I am not a basket ball fan, really, until March rolls around. There is something about tournaments that I can’t resist, and I have no idea why. I love playoffs. I always have and always will, to some degree or another.
Last night I watched the MU/Memphis game and it was a doozy. Like I said before, I don’t watch b-ball a lot and it had been a long time since I had but I sat down to watch this game and I was impressed. Not only was I impressed with how good and exciting this game was but also the talent that I saw. I was amazed how good these two teams were, how deep their benches were, and how good they worked together as teams. They definitely had their star players but I saw all contribute very strongly. Maybe it was just an unusually good game but it really stuck out to me how far this sport has evolved and grown into the entertainment powerhouse it is now. Watching these guys play was so visually stunning. I never realized how graceful the sport could be, when played well. As an artist I tend to go heavy on aesthetic beauty and some sports have it, while others just don’t, which is why I can’t stand watching bowling. Not much there to hold the attention.
The whole time I was watching this game I kept thinking about old black and white videos of basketball and how awkward, goofy, and ungraceful some of those guys were who started the sport. I kept getting images of dorky guys not knowing what they were doing with no technique and no formed skills, trying to take a huge leather ball and dump it into a basket. Well this was far from that. The point I am making is that basketball has come a long way through time, style, technique, and a few rare stars that have popped up along the way, making and re-creating the sport with their own personal flare and finesse.
Bottom line, this sport has evolved into what it is because man has formed it through time and taken every thing about it to the fullest expression of what basketball is and what it could ever be. Man takes things to the full, no matter what the subject matter may be because it’s in our nature to progress something and to move it forward till completion. And if ever something hinders the fullest expression that man wants, then man generally changes the rules to adapt to the expression desired. Which is maybe why I saw a lot of what looked like traveling to me.

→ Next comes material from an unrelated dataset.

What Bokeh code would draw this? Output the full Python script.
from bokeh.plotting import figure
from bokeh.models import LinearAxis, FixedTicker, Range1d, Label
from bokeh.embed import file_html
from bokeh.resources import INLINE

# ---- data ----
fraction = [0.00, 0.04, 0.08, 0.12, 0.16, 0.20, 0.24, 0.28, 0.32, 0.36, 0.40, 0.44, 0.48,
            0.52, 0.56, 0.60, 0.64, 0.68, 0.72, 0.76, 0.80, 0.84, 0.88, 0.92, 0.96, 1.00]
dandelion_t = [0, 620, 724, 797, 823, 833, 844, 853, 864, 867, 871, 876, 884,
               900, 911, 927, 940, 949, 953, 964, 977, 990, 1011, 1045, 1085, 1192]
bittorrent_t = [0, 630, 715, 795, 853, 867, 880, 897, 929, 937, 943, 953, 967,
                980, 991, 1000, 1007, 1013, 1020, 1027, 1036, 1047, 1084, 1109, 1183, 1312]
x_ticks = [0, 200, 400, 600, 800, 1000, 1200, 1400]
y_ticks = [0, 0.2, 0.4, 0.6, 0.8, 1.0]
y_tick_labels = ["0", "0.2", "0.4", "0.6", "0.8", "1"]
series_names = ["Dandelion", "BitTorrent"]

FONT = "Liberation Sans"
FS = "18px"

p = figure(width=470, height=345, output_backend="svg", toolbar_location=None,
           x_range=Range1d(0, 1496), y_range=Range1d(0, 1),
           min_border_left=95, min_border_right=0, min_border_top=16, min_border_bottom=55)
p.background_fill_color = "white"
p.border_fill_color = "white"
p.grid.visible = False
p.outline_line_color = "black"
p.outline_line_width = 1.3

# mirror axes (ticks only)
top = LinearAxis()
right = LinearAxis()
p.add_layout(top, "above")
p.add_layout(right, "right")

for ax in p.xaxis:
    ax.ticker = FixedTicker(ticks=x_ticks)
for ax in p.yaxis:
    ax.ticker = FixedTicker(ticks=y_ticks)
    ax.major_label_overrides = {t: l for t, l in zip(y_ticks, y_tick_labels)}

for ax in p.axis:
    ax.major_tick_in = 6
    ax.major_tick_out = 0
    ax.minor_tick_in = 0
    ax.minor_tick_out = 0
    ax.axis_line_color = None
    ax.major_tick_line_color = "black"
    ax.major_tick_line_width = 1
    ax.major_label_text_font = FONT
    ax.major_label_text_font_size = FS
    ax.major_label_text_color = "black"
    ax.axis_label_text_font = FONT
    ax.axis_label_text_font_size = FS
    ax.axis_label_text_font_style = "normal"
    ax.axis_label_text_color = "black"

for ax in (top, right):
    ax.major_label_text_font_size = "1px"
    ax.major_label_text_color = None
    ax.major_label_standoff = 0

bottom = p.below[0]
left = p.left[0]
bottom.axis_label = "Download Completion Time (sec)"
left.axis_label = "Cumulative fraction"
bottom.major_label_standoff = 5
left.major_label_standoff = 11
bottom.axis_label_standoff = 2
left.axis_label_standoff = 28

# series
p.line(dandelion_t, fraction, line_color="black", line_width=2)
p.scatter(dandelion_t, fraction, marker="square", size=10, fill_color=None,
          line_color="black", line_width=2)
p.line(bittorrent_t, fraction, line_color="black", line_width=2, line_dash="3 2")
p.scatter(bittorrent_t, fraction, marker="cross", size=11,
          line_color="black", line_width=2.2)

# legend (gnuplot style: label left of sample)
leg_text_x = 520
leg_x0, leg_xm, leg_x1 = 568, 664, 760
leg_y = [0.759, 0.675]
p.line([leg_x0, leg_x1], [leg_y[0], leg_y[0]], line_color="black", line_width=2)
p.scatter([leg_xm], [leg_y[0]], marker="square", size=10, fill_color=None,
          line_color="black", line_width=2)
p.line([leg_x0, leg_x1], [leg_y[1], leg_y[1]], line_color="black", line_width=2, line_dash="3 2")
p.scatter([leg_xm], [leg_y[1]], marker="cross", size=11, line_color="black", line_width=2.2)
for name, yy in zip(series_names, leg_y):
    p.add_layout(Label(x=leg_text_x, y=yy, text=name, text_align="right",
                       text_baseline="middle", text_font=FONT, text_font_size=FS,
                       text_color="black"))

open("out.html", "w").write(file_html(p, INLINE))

This concept is not so much about basketball. It is an underlying theme with anything humans put their hands to, it just so happens that this concept really struck me while watching the game. Weird I know.

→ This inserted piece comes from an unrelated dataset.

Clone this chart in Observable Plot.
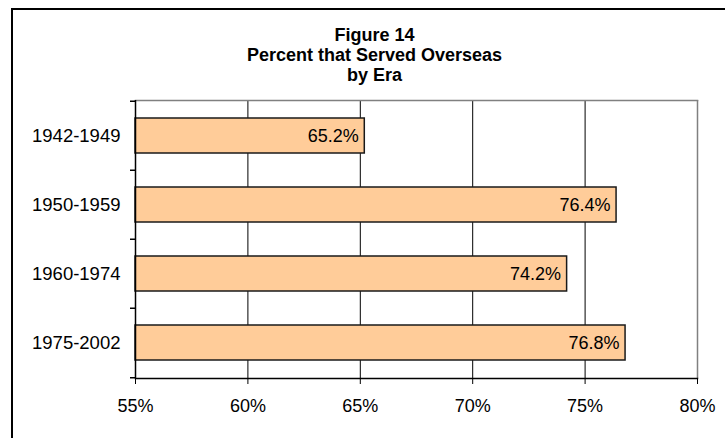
<!DOCTYPE html>
<html>
<head>
<meta charset="utf-8">
<script src="https://cdn.jsdelivr.net/npm/d3@7"></script>
<script src="https://cdn.jsdelivr.net/npm/@observablehq/plot@0.6"></script>
<style>
  html, body { margin: 0; padding: 0; background: #fff; }
  #wrap { position: relative; width: 725px; height: 438px; overflow: hidden; }
  #border { position: absolute; left: 11px; top: 8px; width: 800px; height: 500px;
            border-top: 2px solid #000; border-left: 2px solid #000; box-sizing: border-box; pointer-events: none; }
  svg { font-family: "Liberation Sans", Arial, sans-serif; }
</style>
</head>
<body>
<div id="wrap"><div id="border"></div></div>
<script>
const titleLines = ["Figure 14", "Percent that Served Overseas", "by Era"];
const eras = ["1942-1949", "1950-1959", "1960-1974", "1975-2002"];
const values = [65.2, 76.4, 74.2, 76.8];
const xTicks = [55, 60, 65, 70, 75, 80];
const gridTicks = [60, 65, 70, 75];

const data = eras.map((era, i) => ({era, value: values[i]}));
const step = 278 / 4;

const chart = Plot.plot({
  width: 725,
  height: 438,
  marginLeft: 135,
  marginRight: 28,
  marginTop: 100,
  marginBottom: 60,
  style: {fontFamily: "'Liberation Sans', Arial, sans-serif", background: "transparent", color: "#000"},
  x: {domain: [55, 80], ticks: xTicks, tickFormat: d => d + "%"},
  y: {domain: eras, paddingInner: 0.5, paddingOuter: 0.25, align: 0.5},
  marks: [
    Plot.ruleX(gridTicks, {stroke: "#000", strokeWidth: 1}),
    Plot.ruleX([80], {stroke: "#808080", strokeWidth: 1.5}),
    Plot.frame({anchor: "top", stroke: "#808080", strokeWidth: 1.5}),
    Plot.barX(data, {x1: 55, x2: "value", y: "era", fill: "#FFCC99", stroke: "#1a1a1a", strokeWidth: 1.5}),
    Plot.ruleX([55], {stroke: "#000", strokeWidth: 1.5}),
    Plot.frame({anchor: "bottom", stroke: "#000", strokeWidth: 1.5}),
    Plot.ruleY(eras, {y: d => d, x1: 55, x2: 55, insetLeft: -5, dy: -step / 2, stroke: "#000", strokeWidth: 1.5}),
    Plot.ruleY([eras[eras.length - 1]], {y: d => d, x1: 55, x2: 55, insetLeft: -5, dy: step / 2, stroke: "#000", strokeWidth: 1.5}),
    Plot.axisX({ticks: xTicks, tickFormat: d => d + "%", tickSize: 6, tickPadding: 15, fontSize: 18, label: null, stroke: "#000"}),
    Plot.axisY({tickSize: 0, tickPadding: 15, fontSize: 18.5, label: null}),
    Plot.text(data, {x: "value", y: "era", text: d => d.value.toFixed(1) + "%", textAnchor: "end", dx: -6, fontSize: 18, fill: "#000"}),
    ...titleLines.map((t, i) => Plot.text([t], {text: d => d, frameAnchor: "top-left", dx: 239, dy: -65 + i * 20, textAnchor: "middle", lineAnchor: "middle", fontSize: 18, fontWeight: "bold", fill: "#000"}))
  ]
});
document.getElementById("wrap").prepend(chart);
</script>
</body>
</html>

Man moves things to the fullest expression possible, with anything, but especially with sin. I’m not at all saying basketball is sinful, don’t read that. But it holds true that the longer someone does something, the better one gets at it. And it couldn’t be truer than with iniquity. That’s why it’s called a mystery; just when you would think someone can’t get any worse in sin, bam, you hear the most shocking, absurd, disgusting acts that so degrade the nobility intended for man. It’s even clearer when it comes to nations, in my opinion. The height of sin is most fully expressed in community when the expression of that sin is empowered by laws and ordinances. This is truly Psalm 2 stuff. Man casting off all restraint so as to express himself; it’s quite a terrifying reality.
As the extreme realities of sports grow even more extreme (I’m thinking the fairly recent development of motocross, bmx, stunt plane flying etc etc) so does the condition of the sin in man. Progress in the world around us is usually man just taking expression to the full. Not all expreesion is sinful, of course, but a majority of it is and when we continue to press the envelope in arenas dear to our hearts then I cannot help but see the underlying theme. There is a fullness of iniquity coming, when man’s deepest and clearest expression of sin is in practice, without restraint. Let’s face it, the longer we live in a sinful state, the more sinful that state becomes.
And so we watch and we pray. The church has been practicing for a few thousand years and I do believe her expression is going to be magnificent at the end. She will be burning and shining, full of grace and truth. As the sin of man progresses then so too must the light of the church.